▸ **Job**: Restate, exactly and without pictures, the lines from the start of the listing below through the line holding "snr = np.linspace(-30, 5, 141)".

▸ **Available data**:
—————

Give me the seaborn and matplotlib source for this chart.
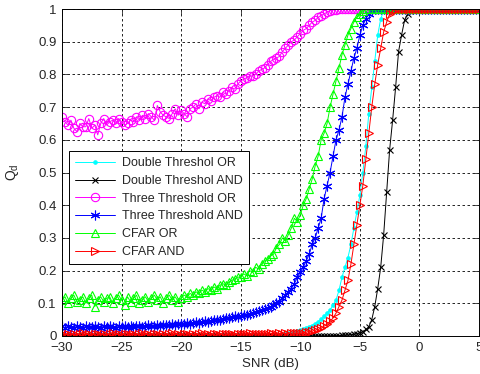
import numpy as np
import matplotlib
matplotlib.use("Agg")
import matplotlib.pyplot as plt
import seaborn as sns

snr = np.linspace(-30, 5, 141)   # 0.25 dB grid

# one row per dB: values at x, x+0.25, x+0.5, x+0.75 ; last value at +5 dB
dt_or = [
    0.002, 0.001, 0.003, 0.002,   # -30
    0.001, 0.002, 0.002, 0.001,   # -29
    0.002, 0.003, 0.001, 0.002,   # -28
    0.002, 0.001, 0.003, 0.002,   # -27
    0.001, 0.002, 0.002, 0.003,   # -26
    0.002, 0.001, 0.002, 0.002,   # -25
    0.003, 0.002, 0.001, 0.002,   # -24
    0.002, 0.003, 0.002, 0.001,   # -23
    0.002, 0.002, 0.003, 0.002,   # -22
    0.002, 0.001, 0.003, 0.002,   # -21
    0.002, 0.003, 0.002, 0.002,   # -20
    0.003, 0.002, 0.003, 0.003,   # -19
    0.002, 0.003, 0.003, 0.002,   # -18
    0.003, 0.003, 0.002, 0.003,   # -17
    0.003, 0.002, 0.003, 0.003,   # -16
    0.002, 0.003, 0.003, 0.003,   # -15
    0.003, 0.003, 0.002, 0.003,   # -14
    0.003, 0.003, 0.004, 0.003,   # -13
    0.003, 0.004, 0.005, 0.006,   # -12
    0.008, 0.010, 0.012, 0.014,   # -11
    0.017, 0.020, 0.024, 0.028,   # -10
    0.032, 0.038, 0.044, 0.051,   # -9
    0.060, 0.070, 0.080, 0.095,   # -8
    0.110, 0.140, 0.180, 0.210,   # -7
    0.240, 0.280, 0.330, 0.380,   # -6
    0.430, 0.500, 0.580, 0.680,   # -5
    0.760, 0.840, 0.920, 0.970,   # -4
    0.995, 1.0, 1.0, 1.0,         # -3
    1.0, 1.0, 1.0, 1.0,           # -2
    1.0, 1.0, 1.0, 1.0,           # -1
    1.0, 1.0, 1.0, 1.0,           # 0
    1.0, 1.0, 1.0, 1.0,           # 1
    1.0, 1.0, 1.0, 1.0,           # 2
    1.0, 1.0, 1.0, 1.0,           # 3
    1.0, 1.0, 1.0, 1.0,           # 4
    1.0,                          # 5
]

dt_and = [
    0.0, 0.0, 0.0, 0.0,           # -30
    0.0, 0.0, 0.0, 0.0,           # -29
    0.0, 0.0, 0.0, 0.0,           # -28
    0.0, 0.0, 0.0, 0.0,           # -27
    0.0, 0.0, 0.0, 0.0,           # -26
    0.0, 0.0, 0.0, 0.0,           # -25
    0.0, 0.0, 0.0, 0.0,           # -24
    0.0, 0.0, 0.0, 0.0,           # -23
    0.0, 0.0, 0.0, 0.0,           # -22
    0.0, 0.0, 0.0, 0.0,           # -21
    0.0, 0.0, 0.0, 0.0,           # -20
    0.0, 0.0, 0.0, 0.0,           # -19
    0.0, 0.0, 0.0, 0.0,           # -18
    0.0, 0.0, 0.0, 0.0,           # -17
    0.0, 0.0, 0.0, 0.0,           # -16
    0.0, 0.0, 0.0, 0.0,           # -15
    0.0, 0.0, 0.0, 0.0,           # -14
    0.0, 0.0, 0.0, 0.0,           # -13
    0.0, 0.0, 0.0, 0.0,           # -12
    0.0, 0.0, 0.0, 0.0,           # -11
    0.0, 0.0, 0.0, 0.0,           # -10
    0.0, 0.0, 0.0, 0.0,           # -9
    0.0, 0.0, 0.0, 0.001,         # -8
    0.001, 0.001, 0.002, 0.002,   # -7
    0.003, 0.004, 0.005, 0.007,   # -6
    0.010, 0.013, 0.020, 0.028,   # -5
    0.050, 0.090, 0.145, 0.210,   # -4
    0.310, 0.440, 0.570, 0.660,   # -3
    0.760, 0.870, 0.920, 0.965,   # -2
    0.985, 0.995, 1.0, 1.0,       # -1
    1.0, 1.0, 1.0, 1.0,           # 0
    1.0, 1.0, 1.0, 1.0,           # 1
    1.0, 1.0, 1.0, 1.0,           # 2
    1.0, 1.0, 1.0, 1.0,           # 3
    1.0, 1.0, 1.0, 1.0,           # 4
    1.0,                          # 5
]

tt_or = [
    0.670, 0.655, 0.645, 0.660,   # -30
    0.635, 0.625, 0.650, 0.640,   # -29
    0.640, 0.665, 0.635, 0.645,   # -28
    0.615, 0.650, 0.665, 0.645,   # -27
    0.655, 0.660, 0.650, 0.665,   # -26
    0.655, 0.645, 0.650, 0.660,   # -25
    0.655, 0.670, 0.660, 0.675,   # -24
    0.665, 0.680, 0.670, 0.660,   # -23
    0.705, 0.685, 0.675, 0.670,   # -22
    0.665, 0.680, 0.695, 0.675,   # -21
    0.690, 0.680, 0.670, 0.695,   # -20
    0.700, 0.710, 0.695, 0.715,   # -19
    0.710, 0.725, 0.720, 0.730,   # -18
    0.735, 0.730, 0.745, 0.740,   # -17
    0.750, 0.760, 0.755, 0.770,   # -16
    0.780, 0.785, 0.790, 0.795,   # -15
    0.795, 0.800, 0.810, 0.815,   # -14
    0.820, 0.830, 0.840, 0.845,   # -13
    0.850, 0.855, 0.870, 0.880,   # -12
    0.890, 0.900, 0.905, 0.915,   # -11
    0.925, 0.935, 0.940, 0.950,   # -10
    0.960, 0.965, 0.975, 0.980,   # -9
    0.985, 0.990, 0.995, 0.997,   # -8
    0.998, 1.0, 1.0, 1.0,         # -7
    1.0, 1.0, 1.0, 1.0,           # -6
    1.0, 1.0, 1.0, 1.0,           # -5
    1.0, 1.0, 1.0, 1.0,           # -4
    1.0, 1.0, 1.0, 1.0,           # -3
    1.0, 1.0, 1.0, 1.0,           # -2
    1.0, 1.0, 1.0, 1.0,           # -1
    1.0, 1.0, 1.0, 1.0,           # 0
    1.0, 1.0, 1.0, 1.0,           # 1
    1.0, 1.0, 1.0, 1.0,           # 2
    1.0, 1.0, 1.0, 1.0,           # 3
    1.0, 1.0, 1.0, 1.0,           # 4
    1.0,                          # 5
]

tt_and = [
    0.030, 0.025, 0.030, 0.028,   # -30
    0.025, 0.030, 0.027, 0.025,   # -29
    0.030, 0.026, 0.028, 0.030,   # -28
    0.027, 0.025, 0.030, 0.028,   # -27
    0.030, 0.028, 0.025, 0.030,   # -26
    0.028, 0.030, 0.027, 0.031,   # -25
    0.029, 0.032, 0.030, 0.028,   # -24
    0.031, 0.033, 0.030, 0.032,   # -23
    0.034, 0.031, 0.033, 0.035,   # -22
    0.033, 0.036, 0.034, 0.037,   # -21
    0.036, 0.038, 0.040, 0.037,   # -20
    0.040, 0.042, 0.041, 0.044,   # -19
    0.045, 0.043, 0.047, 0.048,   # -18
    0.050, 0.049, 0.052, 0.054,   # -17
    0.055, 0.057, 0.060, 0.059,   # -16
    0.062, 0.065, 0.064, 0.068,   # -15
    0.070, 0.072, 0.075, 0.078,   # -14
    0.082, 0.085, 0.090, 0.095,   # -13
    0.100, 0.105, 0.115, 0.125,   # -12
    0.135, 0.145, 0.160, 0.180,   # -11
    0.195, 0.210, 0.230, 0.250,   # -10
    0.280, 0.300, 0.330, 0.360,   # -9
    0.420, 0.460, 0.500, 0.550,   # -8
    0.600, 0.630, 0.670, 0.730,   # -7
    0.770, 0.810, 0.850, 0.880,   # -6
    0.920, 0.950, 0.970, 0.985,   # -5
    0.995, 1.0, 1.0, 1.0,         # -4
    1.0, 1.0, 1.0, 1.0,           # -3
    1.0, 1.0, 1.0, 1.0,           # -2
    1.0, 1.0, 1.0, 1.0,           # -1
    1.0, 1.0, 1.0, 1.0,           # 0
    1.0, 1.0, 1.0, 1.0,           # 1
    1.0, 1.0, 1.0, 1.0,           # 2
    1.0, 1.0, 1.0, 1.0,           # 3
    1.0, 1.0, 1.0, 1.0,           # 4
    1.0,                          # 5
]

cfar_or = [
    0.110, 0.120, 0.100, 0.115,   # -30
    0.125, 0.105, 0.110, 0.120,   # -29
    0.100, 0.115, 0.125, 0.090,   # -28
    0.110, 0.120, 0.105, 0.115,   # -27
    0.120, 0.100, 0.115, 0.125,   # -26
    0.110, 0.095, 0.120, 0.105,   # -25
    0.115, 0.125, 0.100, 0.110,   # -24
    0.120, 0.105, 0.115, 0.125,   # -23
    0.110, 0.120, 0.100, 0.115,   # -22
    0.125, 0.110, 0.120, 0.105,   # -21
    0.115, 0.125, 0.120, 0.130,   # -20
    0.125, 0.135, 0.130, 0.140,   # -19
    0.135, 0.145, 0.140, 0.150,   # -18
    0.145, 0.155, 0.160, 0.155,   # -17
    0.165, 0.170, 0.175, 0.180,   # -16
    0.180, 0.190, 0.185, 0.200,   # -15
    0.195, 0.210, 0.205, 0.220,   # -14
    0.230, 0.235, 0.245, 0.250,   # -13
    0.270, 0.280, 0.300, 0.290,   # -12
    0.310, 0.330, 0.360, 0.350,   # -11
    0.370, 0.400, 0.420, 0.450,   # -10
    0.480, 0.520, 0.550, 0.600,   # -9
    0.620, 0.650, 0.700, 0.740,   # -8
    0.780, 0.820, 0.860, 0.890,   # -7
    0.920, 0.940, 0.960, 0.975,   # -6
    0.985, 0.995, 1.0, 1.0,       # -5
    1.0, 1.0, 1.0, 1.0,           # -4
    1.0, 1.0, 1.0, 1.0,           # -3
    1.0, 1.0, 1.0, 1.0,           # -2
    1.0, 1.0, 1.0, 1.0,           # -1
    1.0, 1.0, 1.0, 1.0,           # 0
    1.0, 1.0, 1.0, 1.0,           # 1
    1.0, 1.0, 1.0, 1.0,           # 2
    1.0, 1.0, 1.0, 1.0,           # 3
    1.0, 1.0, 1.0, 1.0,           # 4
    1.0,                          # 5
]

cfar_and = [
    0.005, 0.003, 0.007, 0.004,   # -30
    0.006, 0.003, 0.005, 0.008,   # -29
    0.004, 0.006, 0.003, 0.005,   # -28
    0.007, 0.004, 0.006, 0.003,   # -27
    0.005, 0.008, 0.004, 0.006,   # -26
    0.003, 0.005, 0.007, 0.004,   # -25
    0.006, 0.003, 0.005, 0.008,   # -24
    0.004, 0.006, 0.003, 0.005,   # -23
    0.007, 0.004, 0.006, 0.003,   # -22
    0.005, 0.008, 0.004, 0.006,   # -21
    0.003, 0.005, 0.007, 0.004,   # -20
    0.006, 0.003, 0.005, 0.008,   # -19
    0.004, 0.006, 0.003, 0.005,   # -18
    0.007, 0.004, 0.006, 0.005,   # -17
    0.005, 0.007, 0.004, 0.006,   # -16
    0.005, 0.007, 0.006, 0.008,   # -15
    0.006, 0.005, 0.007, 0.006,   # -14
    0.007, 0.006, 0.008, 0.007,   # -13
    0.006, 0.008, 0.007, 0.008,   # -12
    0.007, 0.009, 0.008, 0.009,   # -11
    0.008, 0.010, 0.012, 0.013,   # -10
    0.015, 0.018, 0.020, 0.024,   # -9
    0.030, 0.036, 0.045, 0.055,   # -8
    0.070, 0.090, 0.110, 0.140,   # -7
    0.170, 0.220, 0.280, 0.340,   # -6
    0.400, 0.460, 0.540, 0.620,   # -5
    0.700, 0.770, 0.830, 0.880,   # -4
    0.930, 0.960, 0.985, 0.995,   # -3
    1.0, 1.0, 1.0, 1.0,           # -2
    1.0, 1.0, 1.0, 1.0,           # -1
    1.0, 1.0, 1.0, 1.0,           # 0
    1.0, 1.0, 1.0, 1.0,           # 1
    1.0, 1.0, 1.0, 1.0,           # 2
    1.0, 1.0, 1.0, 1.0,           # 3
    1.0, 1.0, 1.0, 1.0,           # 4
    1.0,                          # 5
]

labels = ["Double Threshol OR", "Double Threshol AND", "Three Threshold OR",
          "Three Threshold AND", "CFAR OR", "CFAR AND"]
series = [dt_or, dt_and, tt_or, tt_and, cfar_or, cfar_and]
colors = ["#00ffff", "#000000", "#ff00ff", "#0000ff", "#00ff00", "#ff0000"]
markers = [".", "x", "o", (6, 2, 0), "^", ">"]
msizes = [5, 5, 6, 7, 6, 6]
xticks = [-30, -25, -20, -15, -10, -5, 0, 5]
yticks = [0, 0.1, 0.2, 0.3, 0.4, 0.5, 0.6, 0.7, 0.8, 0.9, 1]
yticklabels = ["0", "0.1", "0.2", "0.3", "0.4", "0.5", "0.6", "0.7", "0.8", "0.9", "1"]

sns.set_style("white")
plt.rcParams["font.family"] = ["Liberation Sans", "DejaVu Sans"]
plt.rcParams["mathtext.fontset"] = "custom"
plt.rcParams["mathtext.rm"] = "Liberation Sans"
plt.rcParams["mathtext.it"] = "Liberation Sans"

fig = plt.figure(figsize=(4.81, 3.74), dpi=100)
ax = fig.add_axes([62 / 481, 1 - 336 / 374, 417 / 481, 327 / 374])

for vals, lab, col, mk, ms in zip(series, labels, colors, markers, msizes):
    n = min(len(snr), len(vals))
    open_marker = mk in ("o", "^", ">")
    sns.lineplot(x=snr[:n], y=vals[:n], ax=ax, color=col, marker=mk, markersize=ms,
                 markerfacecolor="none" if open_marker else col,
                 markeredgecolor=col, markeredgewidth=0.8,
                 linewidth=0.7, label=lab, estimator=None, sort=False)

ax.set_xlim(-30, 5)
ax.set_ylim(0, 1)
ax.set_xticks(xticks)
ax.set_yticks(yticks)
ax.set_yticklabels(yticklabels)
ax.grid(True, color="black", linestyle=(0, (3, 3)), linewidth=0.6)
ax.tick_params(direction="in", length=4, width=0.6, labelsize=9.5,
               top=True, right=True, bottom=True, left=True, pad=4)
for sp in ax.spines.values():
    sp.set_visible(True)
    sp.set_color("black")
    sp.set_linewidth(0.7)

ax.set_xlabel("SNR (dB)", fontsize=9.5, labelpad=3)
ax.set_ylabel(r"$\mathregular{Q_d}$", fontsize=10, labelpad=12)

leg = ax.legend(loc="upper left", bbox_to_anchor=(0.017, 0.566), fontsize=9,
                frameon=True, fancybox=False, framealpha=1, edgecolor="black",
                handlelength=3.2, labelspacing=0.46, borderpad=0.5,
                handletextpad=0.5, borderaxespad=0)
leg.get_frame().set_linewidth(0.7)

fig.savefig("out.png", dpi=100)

—————

▸ **Expected answer**:
Give me the seaborn and matplotlib source for this chart.
import numpy as np
import matplotlib
matplotlib.use("Agg")
import matplotlib.pyplot as plt
import seaborn as sns

snr = np.linspace(-30, 5, 141)   # 0.25 dB grid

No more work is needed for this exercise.